▸ WORK TO COMPLETE
Will you write out the data exactly, excluding every picture?

☆ ☆ ☆ ☆ ☆

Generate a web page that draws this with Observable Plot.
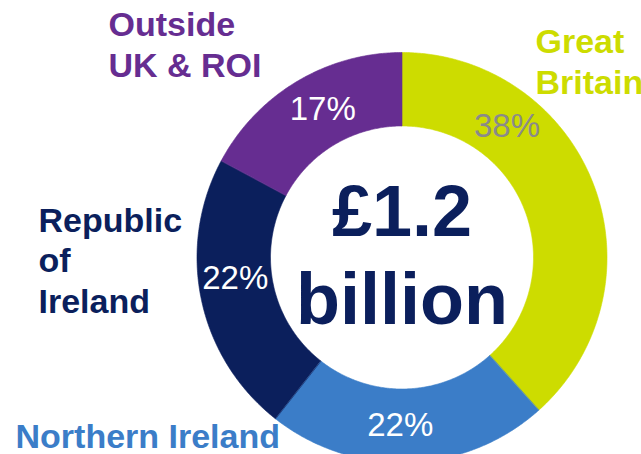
<!DOCTYPE html>
<html>
<head>
<meta charset="utf-8">
<script src="https://cdn.jsdelivr.net/npm/d3@7"></script>
<script src="https://cdn.jsdelivr.net/npm/@observablehq/plot@0.6"></script>
<style>
  html, body { margin: 0; padding: 0; background: #fff; }
  #chart svg { display: block; }
</style>
</head>
<body>
<div id="chart"></div>
<script>
// ---- data ----
const regions = ["Great Britain", "Northern Ireland", "Republic of Ireland", "Outside UK & ROI"];
const regionLabels = ["Great\nBritain", "Northern Ireland", "Republic\nof\nIreland", "Outside\nUK & ROI"];
const shares = [38, 22, 22, 17];
const totalLabel = "£1.2\nbillion";

// ---- styles / layout ----
const colors = ["#cddc00", "#3b7dc8", "#0b1f5c", "#662d91"];
const W = 641, H = 454;
const CX = 401.5, CY = 257, R0 = 131.5, R1 = 205, RL = 168;
const pctAt = [0.28, 0.53, 0.56, 0.545];            // position of % label along each slice
const namePlace = [[535, 93], [15, 447], [38, 312], [108, 76]]; // left x, last baseline
const FONT = "'Liberation Sans', Arial, Helvetica, sans-serif";

const total = d3.sum(shares);
let cum = 0;
const slices = regions.map((region, i) => {
  const a0 = cum / total * 2 * Math.PI;
  cum += shares[i];
  const a1 = cum / total * 2 * Math.PI;
  return {region, share: shares[i], a0, a1, i};
});

const pts = [];
for (const s of slices) {
  const n = Math.max(2, Math.ceil((s.a1 - s.a0) / (Math.PI / 360)));
  for (let k = 0; k <= n; k++) {
    const a = s.a0 + (s.a1 - s.a0) * k / n;
    pts.push({region: s.region, x: CX + R1 * Math.sin(a), y: CY - R1 * Math.cos(a)});
  }
  for (let k = n; k >= 0; k--) {
    const a = s.a0 + (s.a1 - s.a0) * k / n;
    pts.push({region: s.region, x: CX + R0 * Math.sin(a), y: CY - R0 * Math.cos(a)});
  }
}

const pctPos = slices.map(s => {
  const a = s.a0 + (s.a1 - s.a0) * pctAt[s.i];
  return {...s, px: CX + RL * Math.sin(a), py: CY - RL * Math.cos(a)};
});

const chart = Plot.plot({
  width: W,
  height: H,
  margin: 0,
  x: {domain: [0, W], range: [0, W], axis: null},
  y: {domain: [0, H], range: [0, H], axis: null},
  color: {domain: regions, range: colors},
  style: {fontFamily: FONT, background: "#fff", overflow: "hidden"},
  marks: [
    Plot.line(pts, {x: "x", y: "y", z: "region", fill: "region", stroke: "region", strokeWidth: 0.6, curve: "linear-closed"}),
    Plot.text(pctPos.filter(d => d.i === 0), {x: "px", y: "py", text: d => d.share + "%", fill: "#8a8a8a", fontSize: 33, fontFamily: FONT}),
    Plot.text(pctPos.filter(d => d.i !== 0), {x: "px", y: "py", text: d => d.share + "%", fill: "#ffffff", fontSize: 33, fontFamily: FONT}),
    Plot.text(slices, {
      x: d => namePlace[d.i][0], y: d => namePlace[d.i][1],
      text: d => regionLabels[d.i], fill: "region",
      textAnchor: "start", lineAnchor: "bottom", lineHeight: 1.18,
      fontSize: 34, fontWeight: "bold", fontFamily: FONT
    }),
    Plot.text([totalLabel], {
      x: CX, y: 323, text: d => d,
      textAnchor: "middle", lineAnchor: "bottom", lineHeight: 1.222,
      fill: "#0b1f5c", fontSize: 72, fontWeight: "bold", fontFamily: FONT
    })
  ]
});
document.getElementById("chart").append(chart);
</script>
</body>
</html>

☆ ☆ ☆ ☆ ☆

▸ SOLUTION
Generate a web page that draws this with Observable Plot.
<!DOCTYPE html>
<html>
<head>
<meta charset="utf-8">
<script src="https://cdn.jsdelivr.net/npm/d3@7"></script>
<script src="https://cdn.jsdelivr.net/npm/@observablehq/plot@0.6"></script>
<style>
  html, body { margin: 0; padding: 0; background: #fff; }
  #chart svg { display: block; }
</style>
</head>
<body>
<div id="chart"></div>
<script>
// ---- data ----
const regions = ["Great Britain", "Northern Ireland", "Republic of Ireland", "Outside UK & ROI"];
const regionLabels = ["Great\nBritain", "Northern Ireland", "Republic\nof\nIreland", "Outside\nUK & ROI"];
const shares = [38, 22, 22, 17];
const totalLabel = "£1.2\nbillion";

// ---- styles / layout ----
const colors = ["#cddc00", "#3b7dc8", "#0b1f5c", "#662d91"];
const W = 641, H = 454;
const CX = 401.5, CY = 257, R0 = 131.5, R1 = 205, RL = 168;
const pctAt = [0.28, 0.53, 0.56, 0.545];            // position of % label along each slice
const namePlace = [[535, 93], [15, 447], [38, 312], [108, 76]]; // left x, last baseline
const FONT = "'Liberation Sans', Arial, Helvetica, sans-serif";

const total = d3.sum(shares);
let cum = 0;
const slices = regions.map((region, i) => {
  const a0 = cum / total * 2 * Math.PI;
  cum += shares[i];
  const a1 = cum / total * 2 * Math.PI;
  return {region, share: shares[i], a0, a1, i};
});

const pts = [];
for (const s of slices) {
  const n = Math.max(2, Math.ceil((s.a1 - s.a0) / (Math.PI / 360)));
  for (let k = 0; k <= n; k++) {
    const a = s.a0 + (s.a1 - s.a0) * k / n;
    pts.push({region: s.region, x: CX + R1 * Math.sin(a), y: CY - R1 * Math.cos(a)});
  }
  for (let k = n; k >= 0; k--) {
    const a = s.a0 + (s.a1 - s.a0) * k / n;
    pts.push({region: s.region, x: CX + R0 * Math.sin(a), y: CY - R0 * Math.cos(a)});
  }
}

const pctPos = slices.map(s => {
  const a = s.a0 + (s.a1 - s.a0) * pctAt[s.i];
  return {...s, px: CX + RL * Math.sin(a), py: CY - RL * Math.cos(a)};
});

const chart = Plot.plot({
  width: W,
  height: H,
  margin: 0,
  x: {domain: [0, W], range: [0, W], axis: null},
  y: {domain: [0, H], range: [0, H], axis: null},
  color: {domain: regions, range: colors},
  style: {fontFamily: FONT, background: "#fff", overflow: "hidden"},
  marks: [
    Plot.line(pts, {x: "x", y: "y", z: "region", fill: "region", stroke: "region", strokeWidth: 0.6, curve: "linear-closed"}),
    Plot.text(pctPos.filter(d => d.i === 0), {x: "px", y: "py", text: d => d.share + "%", fill: "#8a8a8a", fontSize: 33, fontFamily: FONT}),
    Plot.text(pctPos.filter(d => d.i !== 0), {x: "px", y: "py", text: d => d.share + "%", fill: "#ffffff", fontSize: 33, fontFamily: FONT}),
    Plot.text(slices, {
      x: d => namePlace[d.i][0], y: d => namePlace[d.i][1],
      text: d => regionLabels[d.i], fill: "region",
      textAnchor: "start", lineAnchor: "bottom", lineHeight: 1.18,
      fontSize: 34, fontWeight: "bold", fontFamily: FONT
    }),
    Plot.text([totalLabel], {
      x: CX, y: 323, text: d => d,
      textAnchor: "middle", lineAnchor: "bottom", lineHeight: 1.222,
      fill: "#0b1f5c", fontSize: 72, fontWeight: "bold", fontFamily: FONT
    })
  ]
});
document.getElementById("chart").append(chart);
</script>
</body>
</html>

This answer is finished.